En rafale

Quand la vague populiste déferle sur l’Europe…

Le parti populiste de droite allemand, Alternative für Deutschland (AfD), a remporté plus de 20% des voix au scrutin du 4 septembre dernier dans le land de Mecklembourg-Poméranie-Occidentale. Bien qu’il n’ait pas remporté l’élection, il s’agit d’une progression importante pour le parti, qui a ainsi devancé le candidat de la formation de la chancelière allemande Angela Merkel, relégué en troisième position. Ce succès s’inscrit dans un mouvement d’essor des partis populistes européens – de gauche comme de droite. D’ici 2018, le calendrier électoral du Vieux continent s’annonce particulièrement chargé et pourrait donner encore plus de poids à cette tendance anti-establishment dont voici les enjeux essentiels à retenir:

  • Une seconde élection présidentielle aura lieu le 2 octobre en Autriche, après l’annulation du scrutin du 22 mai dernier dû à des irrégularités sur le vote par correspondance. Alexander Van der Bellen, ex-membre du parti vert, avait devancé son opposant Norbert Hofer du parti populiste de droite (Parti de la liberté d’Autriche, FPÖ) par seulement 30 000 voix (sur près de 4,5 millions).

 

  • En Italie, un référendum sur une réforme constitutionnelle majeure devrait avoir lieu d’ici la fin novembre. Visant à corriger l’instabilité chronique qui afflige le système politique italien, il s’agit également d’un test de confiance envers le président du conseil, Matteo Renzi, et pourrait mener à des élections anticipées advenant un échec.
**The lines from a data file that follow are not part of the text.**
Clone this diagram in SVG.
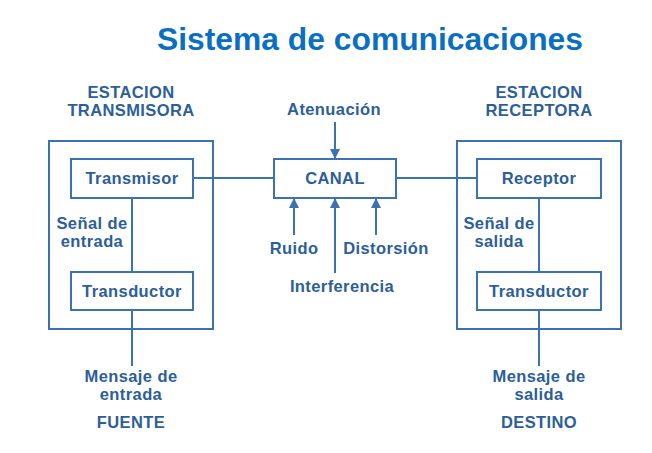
<svg xmlns="http://www.w3.org/2000/svg" width="652" height="453" viewBox="0 0 652 453">
<style>
.t{font-family:"Liberation Sans",Arial,sans-serif;font-weight:bold;font-size:16.5px;letter-spacing:0.4px;fill:#2D5E98;text-anchor:middle}
.ttl{font-family:"Liberation Sans",Arial,sans-serif;font-weight:bold;font-size:31.8px;fill:#0B6FC1;text-anchor:middle}
.b{fill:#fff;stroke:#3D72B0;stroke-width:2}
.l{fill:none;stroke:#3D72B0;stroke-width:2}
</style>
<defs>
<marker id="ah" viewBox="0 0 10 10" refX="10" refY="5" markerWidth="10" markerHeight="10" markerUnits="userSpaceOnUse" orient="auto">
<path d="M0,0 L10,5 L0,10 z" fill="#3D72B0"/>
</marker>
</defs>
<rect width="652" height="453" fill="#fff"/>
<text class="ttl" x="370" y="50">Sistema de comunicaciones</text>
<g id="connectors">
<line class="l" x1="193" y1="178" x2="274" y2="178"/>
<line class="l" x1="396" y1="178" x2="477" y2="178"/>
<line class="l" x1="132" y1="198" x2="132" y2="272"/>
<line class="l" x1="132" y1="310" x2="132" y2="366"/>
<line class="l" x1="539" y1="198" x2="539" y2="272"/>
<line class="l" x1="539" y1="310" x2="539" y2="366"/>
<line class="l" x1="335" y1="122" x2="335" y2="159" marker-end="url(#ah)"/>
<line class="l" x1="294" y1="235" x2="294" y2="198" marker-end="url(#ah)"/>
<line class="l" x1="335" y1="273" x2="335" y2="198" marker-end="url(#ah)"/>
<line class="l" x1="376" y1="235" x2="376" y2="198" marker-end="url(#ah)"/>
</g>
<g id="estacion-transmisora">
<rect class="b" x="49" y="141" width="164" height="188" style="fill:none"/>
<text class="t" x="131" y="98">ESTACION</text>
<text class="t" x="131" y="116">TRANSMISORA</text>
<text class="t" x="92" y="229">Señal de</text>
<text class="t" x="92" y="247">entrada</text>
</g>
<g id="transmisor">
<rect class="b" x="71" y="159" width="122" height="39"/>
<text class="t" x="132" y="184">Transmisor</text>
</g>
<g id="transductor-tx">
<rect class="b" x="71" y="272" width="122" height="38"/>
<text class="t" x="132" y="297">Transductor</text>
</g>
<g id="canal">
<rect class="b" x="274" y="159" width="122" height="39"/>
<text class="t" x="335" y="184">CANAL</text>
</g>
<g id="atenuacion"><text class="t" x="334" y="115">Atenuación</text></g>
<g id="ruido"><text class="t" x="294" y="254">Ruido</text></g>
<g id="distorsion"><text class="t" x="386" y="254">Distorsión</text></g>
<g id="interferencia"><text class="t" x="342" y="292">Interferencia</text></g>
<g id="estacion-receptora">
<rect class="b" x="457" y="141" width="164" height="188" style="fill:none"/>
<text class="t" x="539" y="98">ESTACION</text>
<text class="t" x="539" y="116">RECEPTORA</text>
<text class="t" x="499" y="229">Señal de</text>
<text class="t" x="499" y="247">salida</text>
</g>
<g id="receptor">
<rect class="b" x="477" y="159" width="124" height="39"/>
<text class="t" x="539" y="184">Receptor</text>
</g>
<g id="transductor-rx">
<rect class="b" x="477" y="272" width="124" height="38"/>
<text class="t" x="539" y="297">Transductor</text>
</g>
<g id="fuente">
<text class="t" x="131" y="382">Mensaje de</text>
<text class="t" x="131" y="400">entrada</text>
<text class="t" x="131" y="428">FUENTE</text>
</g>
<g id="destino">
<text class="t" x="539" y="382">Mensaje de</text>
<text class="t" x="539" y="400">salida</text>
<text class="t" x="539" y="428">DESTINO</text>
</g>
</svg>
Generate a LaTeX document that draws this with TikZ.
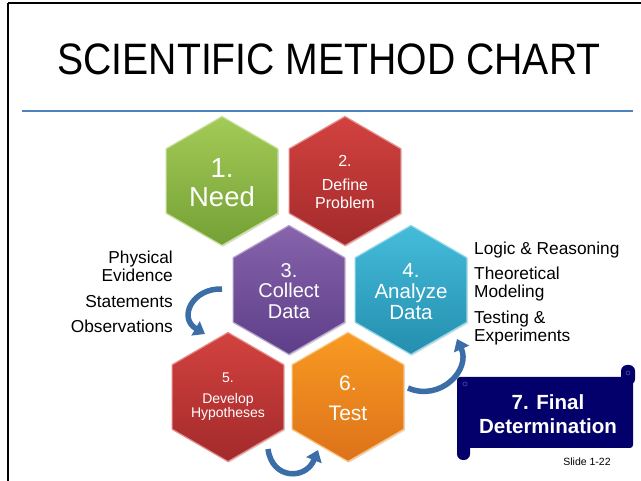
\documentclass[tikz,border=0pt]{standalone}
\usepackage{fontspec}
\setmainfont{Liberation Sans}
\usetikzlibrary{shapes.geometric,arrows.meta,shadows}
\definecolor{gA}{HTML}{A3CB57}\definecolor{gB}{HTML}{74A035}
\definecolor{rA}{HTML}{D2423F}\definecolor{rB}{HTML}{A32A2B}
\definecolor{pA}{HTML}{8764AC}\definecolor{pB}{HTML}{5D3E88}
\definecolor{cA}{HTML}{45BCDB}\definecolor{cB}{HTML}{248EAE}
\definecolor{oA}{HTML}{F89A22}\definecolor{oB}{HTML}{DD721A}
\definecolor{arrowblue}{HTML}{3B6DA7}
\definecolor{rule}{HTML}{4F81BD}
\definecolor{navy}{HTML}{03006C}
\begin{document}
\begin{tikzpicture}[x=1pt,y=-1pt,
  hexa/.style={regular polygon, regular polygon sides=6, shape border rotate=30,
    minimum size=129pt, inner sep=0pt, outer sep=0pt, line width=1.2pt,
    drop shadow={opacity=0.25, shadow xshift=1.2pt, shadow yshift=-1.2pt}},
  hexlabel/.style={text=white, align=center, inner sep=0pt},
  sidelabel/.style={font=\fontsize{17.3}{18}\selectfont, inner sep=0pt},
  bluearrow/.style={draw=arrowblue, line width=5.5pt,
    -{Triangle[width=16pt,length=11pt]}},
  scrolltext/.style={text=white, font=\bfseries\fontsize{20.5}{24}\selectfont, align=center, inner sep=0pt}]
\useasboundingbox (0,0) rectangle (641,481);
\fill[white] (0,0) rectangle (641,481);
% frame
\draw[line width=2pt] (8,3.5) -- (641,3.5);
\draw[line width=2.2pt] (8,3.5) -- (8,481);
% title
\node[inner sep=0pt, anchor=base] (title) at (329,75)
  {\scalebox{0.89}[1]{\fontsize{44}{44}\selectfont SCIENTIFIC METHOD CHART}};
\draw[rule, line width=1.8pt] (22,111) -- (633,111);
% hexagons
\node[hexa, top color=gA, bottom color=gB, draw=gA!60!white] (h1) at (222,181) {};
\node[hexa, top color=rA, bottom color=rB, draw=rA!60!white] (h2) at (345,181) {};
\node[hexa, top color=pA, bottom color=pB, draw=pA!60!white] (h3) at (289,290) {};
\node[hexa, top color=cA, bottom color=cB, draw=cA!60!white] (h4) at (411,290) {};
\node[hexa, top color=rA, bottom color=rB, draw=rA!60!white] (h5) at (228,397) {};
\node[hexa, top color=oA, bottom color=oB, draw=oA!60!white] (h6) at (348,397) {};
% hex labels
\node[hexlabel, font=\fontsize{27.5}{29}\selectfont] (t1) at (222,183) {1.\\Need};
\node[hexlabel, font=\fontsize{16}{18.5}\selectfont] (t2) at (345,182) {2.\\[5pt]Define\\Problem};
\node[hexlabel, font=\fontsize{20}{20.5}\selectfont] (t3) at (289,291) {3.\\Collect\\Data};
\node[hexlabel, font=\fontsize{20.5}{21}\selectfont] (t4) at (411,292) {4.\\Analyze\\Data};
\node[hexlabel, font=\fontsize{14}{14.5}\selectfont] (t5) at (228,397) {5.\\[6pt]Develop\\Hypotheses};
\node[hexlabel, font=\fontsize{21}{30}\selectfont] (t6) at (348,398) {6.\\Test};
% side labels (base anchor = last line)
\node[sidelabel, anchor=base east, align=right] (l1) at (173,282) {Physical\\Evidence};
\node[sidelabel, anchor=base east] (l2) at (173,308) {Statements};
\node[sidelabel, anchor=base east] (l3) at (173,333) {Observations};
\node[sidelabel, anchor=base west] (r1) at (474,255) {Logic \& Reasoning};
\node[sidelabel, anchor=base west, align=left] (r2) at (474,298) {Theoretical\\Modeling};
\node[sidelabel, anchor=base west, align=left] (r3) at (474,342) {Testing \&\\Experiments};
% curved arrows
\coordinate (a1s) at (222,289); \coordinate (a1e) at (205,334);
\draw[bluearrow] (a1s) .. controls (192,288) and (178,318) .. (a1e);
\coordinate (a2s) at (268,449); \coordinate (a2e) at (318,450);
\draw[bluearrow] (a2s) .. controls (272,480) and (306,480) .. (a2e);
\coordinate (a3s) at (408,388); \coordinate (a3e) at (457,339);
\draw[bluearrow] (a3s) .. controls (440,402) and (471,370) .. (a3e);
% scroll
\fill[navy, rounded corners=6pt] (621,365) rectangle (635,385);
\fill[navy, rounded corners=6pt] (457,440) rectangle (470,460);
\fill[navy, rounded corners=3pt] (457,377) rectangle (633,448);
\draw[navy!70!white, line width=0.6pt] (628,373) circle (2pt);
\draw[navy!70!white, line width=0.6pt] (465,384) circle (2pt);
\node[scrolltext] (fd) at (548,414) {7. Final\\Determination};
\node[inner sep=0pt, font=\fontsize{10.5}{11}\selectfont] (slide) at (587,462) {Slide 1-22};
\end{tikzpicture}
\end{document}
Le parti populiste Mouvement 5 étoiles (M5E), dont l’élan sur la scène politique italienne s’est récemment matérialisé par des victoires aux élections municipales de Rome et Turin, pourrait être le véritable vainqueur de ce référendum, même s’il s’oppose fermement à la réforme du parlement. Si le référendum est rejeté, le M5E pourrait former le prochain gouvernement de coalition en cas d’élections anticipées. S’il est approuvé, les élections de 2018 verront naître le premier gouvernement majoritaire sans coalition de l’histoire moderne italienne. Advenant une victoire du M5E dans ces nouvelles conditions institutionnelles (rôle du Sénat diminué et bonus de siège au parti vainqueur lui assurant la majorité absolue), le mouvement de Beppe Grillio aurait les mains libres pour engager l’Italie et l’Europe vers une nouvelle crise majeure, le M5E souhaitant sortir de l’euro. Dans les plus récents sondages, le Parti démocratique de Renzi est au coude à coude avec le M5E.

 

  • L’impasse persiste toujours en Espagne, alors que le Parti populaire (PP, centre-droit), vainqueur minoritaire des élections de juin dernier, peine à former un gouvernement. Un nouveau scrutin pourrait ainsi avoir lieu d’ici la fin de l’année si aucun progrès n’était fait au Parlement – ce qui forcerait les Espagnols à voter une troisième fois en 12 mois seulement. La fragmentation du vote, notamment avec la montée du parti populiste de gauche Podemos, contribue à l’instabilité et au blocage politique, cela dans un contexte de croissance importante de la dette publique.

 

  • Des élections présidentielles et législatives en France et des élections générales en Allemagne sont prévues en 2017. Selon les plus récents sondages, Marine Le Pen et le Front national (FN) devancent tous les prétendants avec près de 30% des voix, ce qui la qualifierait d’office pour le second tour qu’elle remporterait – toute chose égale par ailleurs – contre n’importe quel candidat de gauche, le traditionnel pacte républicain ayant été brisé par la droite. En Allemagne, la montée progressive d’AfD est corrélée à la perte de support des deux grands partis traditionnels. La rhétorique protectionniste, anti-Europe et anti-immigrante semble ainsi trouver un écho de plus en plus fort dans les deux principales économies du continent européen.

Ces échéances électorales apporteront davantage de volatilité et d’instabilité dans une Europe qui n’en manque déjà pas après la crise des migrants, les tensions avec la Russie, la croissance anémique ou les enjeux relatifs au Brexit, dont on ignore toujours quand Theresa May engagera les négociations de retrait. Il est d’ailleurs probable qu’elle attende de connaître ses prochains homologues allemands et français, qui détermineront assurément la trajectoire de négociation.